------ EXTRACTED DATA ------

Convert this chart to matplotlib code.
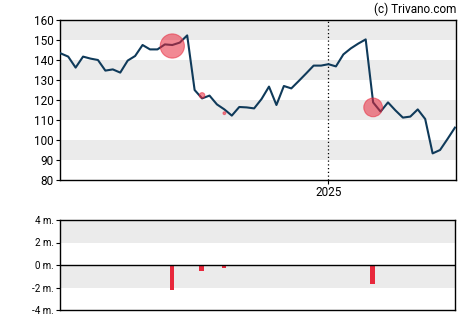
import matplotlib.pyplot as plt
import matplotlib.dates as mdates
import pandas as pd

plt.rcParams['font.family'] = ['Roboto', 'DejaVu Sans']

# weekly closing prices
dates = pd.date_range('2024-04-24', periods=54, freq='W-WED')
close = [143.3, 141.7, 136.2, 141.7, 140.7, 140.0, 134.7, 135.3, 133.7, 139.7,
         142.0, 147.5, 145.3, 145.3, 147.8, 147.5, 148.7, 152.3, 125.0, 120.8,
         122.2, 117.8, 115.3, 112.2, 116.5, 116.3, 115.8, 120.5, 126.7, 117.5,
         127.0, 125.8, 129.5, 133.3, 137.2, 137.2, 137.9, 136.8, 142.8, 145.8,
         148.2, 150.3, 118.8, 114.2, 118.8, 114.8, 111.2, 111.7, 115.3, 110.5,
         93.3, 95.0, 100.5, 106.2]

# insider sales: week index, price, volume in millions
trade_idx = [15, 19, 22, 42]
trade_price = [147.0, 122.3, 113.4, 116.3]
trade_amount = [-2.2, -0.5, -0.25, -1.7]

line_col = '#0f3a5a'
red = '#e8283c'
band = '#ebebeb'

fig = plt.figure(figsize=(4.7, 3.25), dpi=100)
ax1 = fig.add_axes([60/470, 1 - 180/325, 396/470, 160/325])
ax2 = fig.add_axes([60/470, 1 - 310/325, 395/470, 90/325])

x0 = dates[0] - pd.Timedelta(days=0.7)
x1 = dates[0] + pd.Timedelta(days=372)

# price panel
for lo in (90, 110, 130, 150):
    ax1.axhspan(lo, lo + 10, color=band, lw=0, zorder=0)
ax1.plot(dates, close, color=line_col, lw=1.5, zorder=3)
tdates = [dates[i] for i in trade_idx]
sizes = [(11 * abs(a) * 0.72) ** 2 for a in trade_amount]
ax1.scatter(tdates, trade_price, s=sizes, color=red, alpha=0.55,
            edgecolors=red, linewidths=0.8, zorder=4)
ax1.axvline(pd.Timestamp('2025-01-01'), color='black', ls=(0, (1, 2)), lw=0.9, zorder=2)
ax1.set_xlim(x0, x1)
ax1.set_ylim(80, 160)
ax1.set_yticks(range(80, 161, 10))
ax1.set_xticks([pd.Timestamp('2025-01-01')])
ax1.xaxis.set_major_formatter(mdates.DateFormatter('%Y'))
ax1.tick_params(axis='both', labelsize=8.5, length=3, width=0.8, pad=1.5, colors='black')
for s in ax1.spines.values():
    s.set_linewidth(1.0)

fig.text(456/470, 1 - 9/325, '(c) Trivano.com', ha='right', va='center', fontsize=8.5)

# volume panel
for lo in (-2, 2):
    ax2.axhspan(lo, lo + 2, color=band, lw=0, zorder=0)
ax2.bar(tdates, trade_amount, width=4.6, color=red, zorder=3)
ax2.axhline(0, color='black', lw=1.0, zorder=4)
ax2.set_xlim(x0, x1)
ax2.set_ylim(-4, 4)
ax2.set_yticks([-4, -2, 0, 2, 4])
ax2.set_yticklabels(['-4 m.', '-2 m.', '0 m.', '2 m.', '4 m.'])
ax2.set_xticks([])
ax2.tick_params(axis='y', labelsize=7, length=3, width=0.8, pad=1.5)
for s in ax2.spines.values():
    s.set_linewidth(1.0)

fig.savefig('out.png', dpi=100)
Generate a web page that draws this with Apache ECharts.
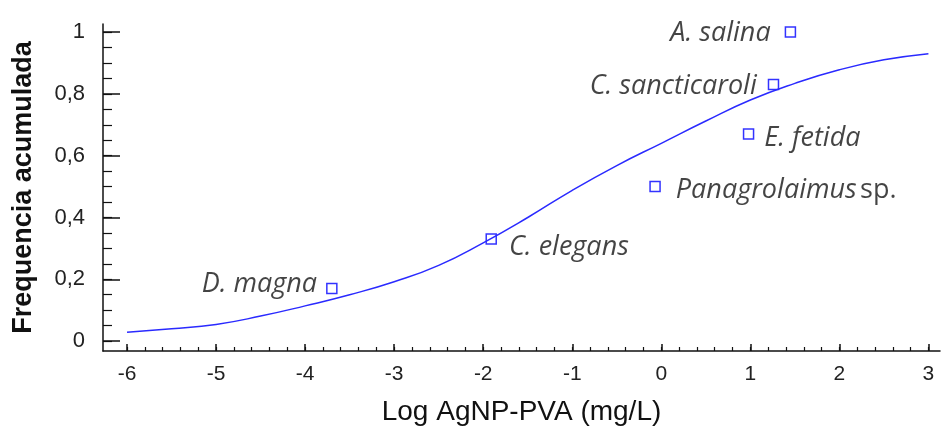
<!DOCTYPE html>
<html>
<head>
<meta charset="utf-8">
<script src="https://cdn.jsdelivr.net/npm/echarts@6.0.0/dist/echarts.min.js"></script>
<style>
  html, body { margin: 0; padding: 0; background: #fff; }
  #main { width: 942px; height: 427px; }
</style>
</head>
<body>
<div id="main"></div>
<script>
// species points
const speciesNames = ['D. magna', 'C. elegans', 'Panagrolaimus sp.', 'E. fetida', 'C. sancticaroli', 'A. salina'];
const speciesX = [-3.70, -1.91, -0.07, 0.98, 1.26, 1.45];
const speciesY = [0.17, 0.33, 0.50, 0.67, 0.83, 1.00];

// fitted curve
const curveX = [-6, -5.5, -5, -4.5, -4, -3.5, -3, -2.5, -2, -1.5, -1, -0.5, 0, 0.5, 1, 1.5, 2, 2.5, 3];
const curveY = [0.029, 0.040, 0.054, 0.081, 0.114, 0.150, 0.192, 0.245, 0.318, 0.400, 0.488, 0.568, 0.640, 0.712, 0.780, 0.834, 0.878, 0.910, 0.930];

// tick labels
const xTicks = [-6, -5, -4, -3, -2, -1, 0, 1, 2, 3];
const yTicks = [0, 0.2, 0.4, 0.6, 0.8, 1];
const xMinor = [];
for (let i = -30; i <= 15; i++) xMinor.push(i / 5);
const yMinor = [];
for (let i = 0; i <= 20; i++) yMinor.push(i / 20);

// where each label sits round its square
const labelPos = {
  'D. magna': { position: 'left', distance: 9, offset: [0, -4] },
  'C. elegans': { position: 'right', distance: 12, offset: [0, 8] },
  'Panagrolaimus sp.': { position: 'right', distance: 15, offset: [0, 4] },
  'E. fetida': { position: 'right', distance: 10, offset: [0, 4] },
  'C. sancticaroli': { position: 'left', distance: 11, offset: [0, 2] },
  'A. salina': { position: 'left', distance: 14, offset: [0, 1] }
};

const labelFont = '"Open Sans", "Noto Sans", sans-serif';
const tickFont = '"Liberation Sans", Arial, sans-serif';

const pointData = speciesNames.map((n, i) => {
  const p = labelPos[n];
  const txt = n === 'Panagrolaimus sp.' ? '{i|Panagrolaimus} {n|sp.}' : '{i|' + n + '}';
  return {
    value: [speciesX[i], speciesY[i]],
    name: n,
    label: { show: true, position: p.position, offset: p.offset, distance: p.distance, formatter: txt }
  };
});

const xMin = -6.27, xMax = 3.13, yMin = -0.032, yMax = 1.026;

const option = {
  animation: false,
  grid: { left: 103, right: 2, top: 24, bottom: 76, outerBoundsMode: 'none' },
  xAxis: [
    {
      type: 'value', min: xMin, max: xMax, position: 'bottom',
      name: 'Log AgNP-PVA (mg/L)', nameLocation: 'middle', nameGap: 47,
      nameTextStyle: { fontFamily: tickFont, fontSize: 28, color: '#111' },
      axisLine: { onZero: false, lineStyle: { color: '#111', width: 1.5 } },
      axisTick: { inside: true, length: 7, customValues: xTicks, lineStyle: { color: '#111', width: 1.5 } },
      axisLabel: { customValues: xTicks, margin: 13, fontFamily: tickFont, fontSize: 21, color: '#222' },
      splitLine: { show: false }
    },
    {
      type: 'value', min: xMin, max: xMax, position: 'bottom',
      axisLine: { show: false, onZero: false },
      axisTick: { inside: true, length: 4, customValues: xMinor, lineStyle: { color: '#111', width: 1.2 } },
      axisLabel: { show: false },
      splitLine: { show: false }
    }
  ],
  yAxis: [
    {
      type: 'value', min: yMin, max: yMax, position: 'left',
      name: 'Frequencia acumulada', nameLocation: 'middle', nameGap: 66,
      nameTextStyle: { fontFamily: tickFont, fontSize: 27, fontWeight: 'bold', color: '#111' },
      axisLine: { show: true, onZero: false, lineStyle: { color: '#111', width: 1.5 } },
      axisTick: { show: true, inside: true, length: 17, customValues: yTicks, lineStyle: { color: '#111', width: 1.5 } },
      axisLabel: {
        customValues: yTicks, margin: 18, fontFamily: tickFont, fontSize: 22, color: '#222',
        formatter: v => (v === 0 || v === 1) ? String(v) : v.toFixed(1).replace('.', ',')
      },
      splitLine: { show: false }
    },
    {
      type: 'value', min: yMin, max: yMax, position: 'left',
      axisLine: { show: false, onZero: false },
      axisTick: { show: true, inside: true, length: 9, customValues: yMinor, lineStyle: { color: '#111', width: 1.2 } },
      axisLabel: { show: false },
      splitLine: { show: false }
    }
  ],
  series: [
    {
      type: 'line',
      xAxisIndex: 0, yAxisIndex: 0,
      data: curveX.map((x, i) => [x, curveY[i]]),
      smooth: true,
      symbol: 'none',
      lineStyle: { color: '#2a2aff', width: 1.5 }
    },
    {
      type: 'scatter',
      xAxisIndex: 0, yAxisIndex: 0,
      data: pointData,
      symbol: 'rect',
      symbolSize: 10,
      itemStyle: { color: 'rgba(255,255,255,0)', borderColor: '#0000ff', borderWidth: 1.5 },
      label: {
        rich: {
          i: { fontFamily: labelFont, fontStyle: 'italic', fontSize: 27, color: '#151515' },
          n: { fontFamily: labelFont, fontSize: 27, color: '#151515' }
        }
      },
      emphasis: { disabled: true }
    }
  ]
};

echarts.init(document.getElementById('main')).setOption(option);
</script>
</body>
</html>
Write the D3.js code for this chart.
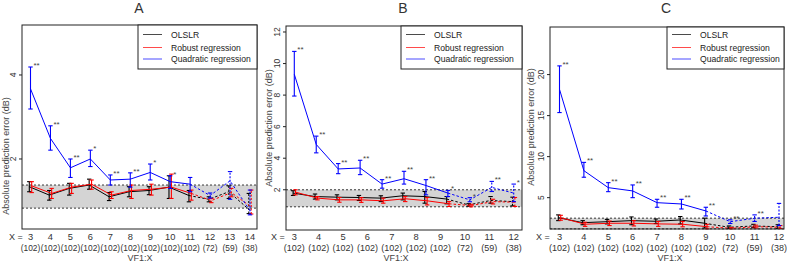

------

• **WHAT IS ASKED**: Nothing but the lines from the start of the records above through the line with "plt.rcParams['font.family'] = ['Roboto', 'DejaVu" should be retyped, each exactly as written; leave out all pictures.

• **THE RESULT**:
Convert this chart to matplotlib code.
import matplotlib.pyplot as plt
import matplotlib.dates as mdates
import pandas as pd

plt.rcParams['font.family'] = ['Roboto', 'DejaVu Sans']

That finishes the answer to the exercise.